Linguistic Relativity
I use time, perception and the lyrical inherent properties of materials to question the boundaries of painting, sculpture, drawing and photography. I raise questions about how we comprehend and perceive information.
These works are concerned with exploring the idea of linguistic relativity-the inability to perceive something because the word for it does not exist.

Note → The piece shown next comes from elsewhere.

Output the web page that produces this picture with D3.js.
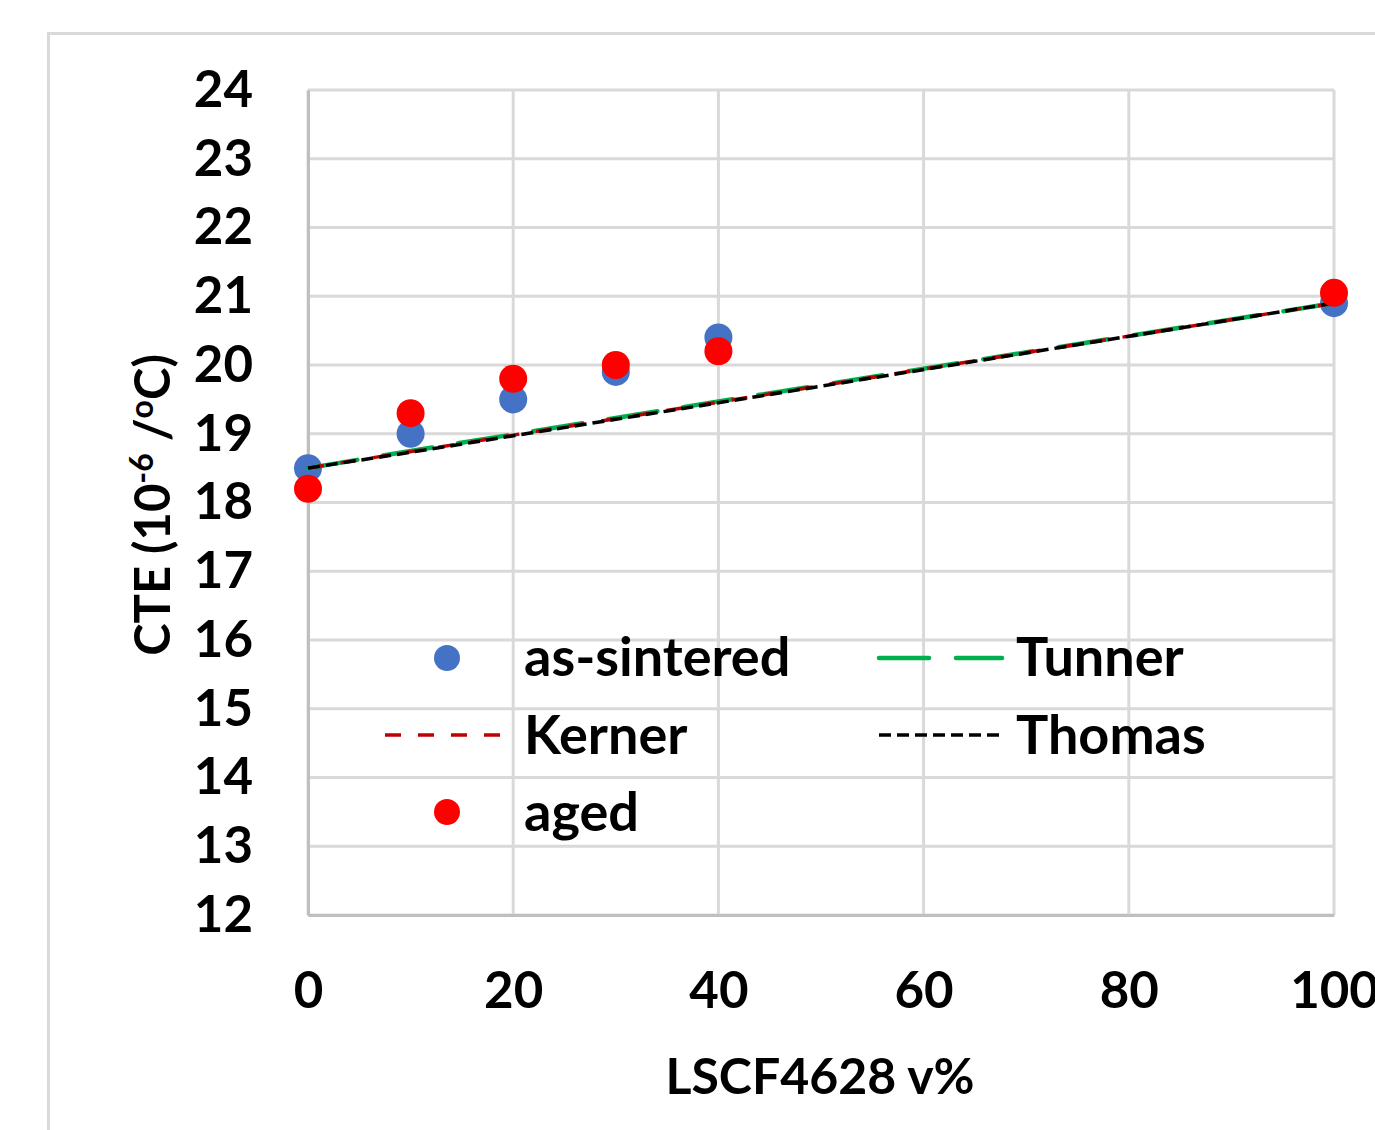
<!DOCTYPE html>
<html>
<head>
<meta charset="utf-8">
<script src="https://cdn.jsdelivr.net/npm/d3@7"></script>
<style>
  html, body { margin: 0; padding: 0; background: #fff; }
  svg text { font-family: Lato, "Open Sans", sans-serif; font-weight: 700; fill: #000; }
</style>
</head>
<body>
<svg id="chart" width="1375" height="1130"></svg>
<script>
// LSCF4628 volume fraction (%)
const composition = [0, 10, 20, 30, 40, 100];

// Measured CTE (10^-6 /°C)
const asSintered = [18.5, 19.0, 19.5, 19.9, 20.4, 20.9];
const aged       = [18.2, 19.3, 19.8, 20.0, 20.2, 21.05];

// Model predictions
const tunner = [18.5, 18.75, 18.99, 19.23, 19.47, 20.9];
const kerner = [18.5, 18.74, 18.98, 19.22, 19.46, 20.9];
const thomas = [18.5, 18.73, 18.97, 19.21, 19.45, 20.9];

const xTicks = [0, 20, 40, 60, 80, 100];
const yTicks = [12, 13, 14, 15, 16, 17, 18, 19, 20, 21, 22, 23, 24];

const svg = d3.select("#chart");
const W = 1375, H = 1130;

// outer chart frame
svg.append("rect")
  .attr("x", 48.5).attr("y", 33.5)
  .attr("width", W + 20).attr("height", H + 20)
  .attr("fill", "#fff").attr("stroke", "#d9d9d9").attr("stroke-width", 3);

const x = d3.scaleLinear().domain([0, 100]).range([308, 1334]);
const y = d3.scaleLinear().domain([12, 24]).range([915, 90]);

const grid = svg.append("g");
// horizontal gridlines
grid.selectAll("line.h").data(yTicks).join("line")
  .attr("x1", x(0)).attr("x2", x(100))
  .attr("y1", d => y(d)).attr("y2", d => y(d))
  .attr("stroke", "#d9d9d9").attr("stroke-width", 3);
// vertical gridlines
grid.selectAll("line.v").data(xTicks).join("line")
  .attr("x1", d => x(d)).attr("x2", d => x(d))
  .attr("y1", y(24)).attr("y2", y(12))
  .attr("stroke", "#d9d9d9").attr("stroke-width", 3);

const tickFont = 51;

// axis lines
const xAxis = svg.append("g").attr("transform", `translate(0,${y(12)})`)
  .call(d3.axisBottom(x).tickValues(xTicks).tickSize(0).tickPadding(57).tickFormat(d3.format("d")));
xAxis.select(".domain").attr("stroke", "#bfbfbf").attr("stroke-width", 3);
xAxis.selectAll("text").attr("font-size", tickFont).attr("font-family", "Lato").attr("font-weight", 700).attr("fill", "#000");

const yAxis = svg.append("g").attr("transform", `translate(${x(0)},0)`)
  .call(d3.axisLeft(y).tickValues(yTicks).tickSize(0).tickPadding(55).tickFormat(d3.format("d")));
yAxis.select(".domain").attr("stroke", "#bfbfbf").attr("stroke-width", 3);
yAxis.selectAll("text").attr("font-size", tickFont).attr("font-family", "Lato").attr("font-weight", 700).attr("fill", "#000");

// model line styles
const models = [
  { name: "Tunner", values: tunner, color: "#00B050", width: 4.5, dash: "50,26", cap: "round" },
  { name: "Kerner", values: kerner, color: "#C00000", width: 3.5, dash: "16,17", cap: "butt" },
  { name: "Thomas", values: thomas, color: "#000000", width: 3.5, dash: "12,6", cap: "butt" }
];

const line = d3.line().x(d => x(d[0])).y(d => y(d[1]));
const r = 14;

// as-sintered points
svg.append("g").selectAll("circle").data(composition.map((c, i) => [c, asSintered[i]])).join("circle")
  .attr("cx", d => x(d[0])).attr("cy", d => y(d[1])).attr("r", r).attr("fill", "#4472C4");

models.forEach(m => {
  svg.append("path")
    .datum(composition.map((c, i) => [c, m.values[i]]))
    .attr("d", line).attr("fill", "none")
    .attr("stroke", m.color).attr("stroke-width", m.width)
    .attr("stroke-dasharray", m.dash).attr("stroke-linecap", m.cap);
});

// aged points
svg.append("g").selectAll("circle").data(composition.map((c, i) => [c, aged[i]])).join("circle")
  .attr("cx", d => x(d[0])).attr("cy", d => y(d[1])).attr("r", r).attr("fill", "#FF0000");

// axis titles
svg.append("text")
  .attr("x", 820).attr("y", 1094).attr("text-anchor", "middle").attr("font-size", 50)
  .text("LSCF4628 v%");

const yt = svg.append("text")
  .attr("transform", "translate(170,505) rotate(-90)")
  .attr("text-anchor", "middle").attr("font-size", 49);
yt.append("tspan").text("CTE (10");
yt.append("tspan").attr("font-size", 32).attr("dy", -17).text("-6");
yt.append("tspan").attr("dy", 17).text(" /");
yt.append("tspan").attr("font-size", 32).attr("dy", -17).text("o");
yt.append("tspan").attr("dy", 17).text("C)");

// legend
const legendFont = 54;
const legend = svg.append("g");
function legendText(tx, ty, label) {
  legend.append("text").attr("x", tx).attr("y", ty).attr("dy", "0.35em")
    .attr("font-size", legendFont).text(label);
}
// row 1
legend.append("circle").attr("cx", 447).attr("cy", 658).attr("r", 13).attr("fill", "#4472C4");
legendText(524, 657, "as-sintered");
legend.append("line").attr("x1", 879).attr("x2", 1002).attr("y1", 658).attr("y2", 658)
  .attr("stroke", models[0].color).attr("stroke-width", models[0].width)
  .attr("stroke-dasharray", "50,27").attr("stroke-linecap", "round");
legendText(1016, 657, "Tunner");
// row 2
legend.append("line").attr("x1", 385).attr("x2", 500).attr("y1", 735).attr("y2", 735)
  .attr("stroke", models[1].color).attr("stroke-width", models[1].width)
  .attr("stroke-dasharray", models[1].dash);
legendText(524, 735, "Kerner");
legend.append("line").attr("x1", 879).attr("x2", 1002).attr("y1", 735).attr("y2", 735)
  .attr("stroke", models[2].color).attr("stroke-width", models[2].width)
  .attr("stroke-dasharray", models[2].dash);
legendText(1016, 735, "Thomas");
// row 3
legend.append("circle").attr("cx", 447).attr("cy", 812).attr("r", 13).attr("fill", "#FF0000");
legendText(524, 812, "aged");
</script>
</body>
</html>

The ancient Greeks used a palette of only five colors - black, white, yellow and red, and the metallic. My newest imagery is drawn out of the assumption that our perception is the construction of our universe. What might such a universe look like with limited ability to name the world or name it differently than we do now? How can a shape or color conjure sensation and thought? Titles are derived from musing on how I might respond to this set of constraints in Homer’s time, and then creating works from this set of limitations. There is seemingly no mention of the word blue in either The Odyssey or The Iliad. Homer’s reference to the “wine-dark sea” has puzzled scholars for ages. As an example, the adjective we see used in Serbo-Croatian for the sea is plav (the color blue). However, the same word is used for blonde hair - the word perhaps suggesting light as a phenomenon rather than an actual color? How so to create a physical work which can evoke the sensation of blue, not just the color?
Fabric and the surface of painting is manipulated; the use of traditional painting or sculpture materials, such as aluminum mesh or canvas, is questioned and put to a new purpose or test, examining the boundaries of my own response and the medium itself. A painterly gesture may pose as the illusion of a sculpture on a traditional drawing surface.
This particular work is concerned with the ways in which I salvage some of the familiar aspects of historical reference or literature and find ways in which to transform them into a tangible experience. These types of cultural information tend to be resistant to illustrate anything that can actually be depicted. However, at the same time, they carry many cultural connotations and meanings for us. One might assume that language has the capacity to be a specialized form of codifying space, one of my ongoing pictorial concerns. Depending on the knowledge that one brings to the poem, reference or story, different levels of understanding are accessible to the viewer. My works are not maps, but use increasingly complex systems as an initial reference point. I take information about reality and translate it in much the same way as a mapmaker would; but my purpose lies in a translation process that is not utilitarian but poetic and questioning.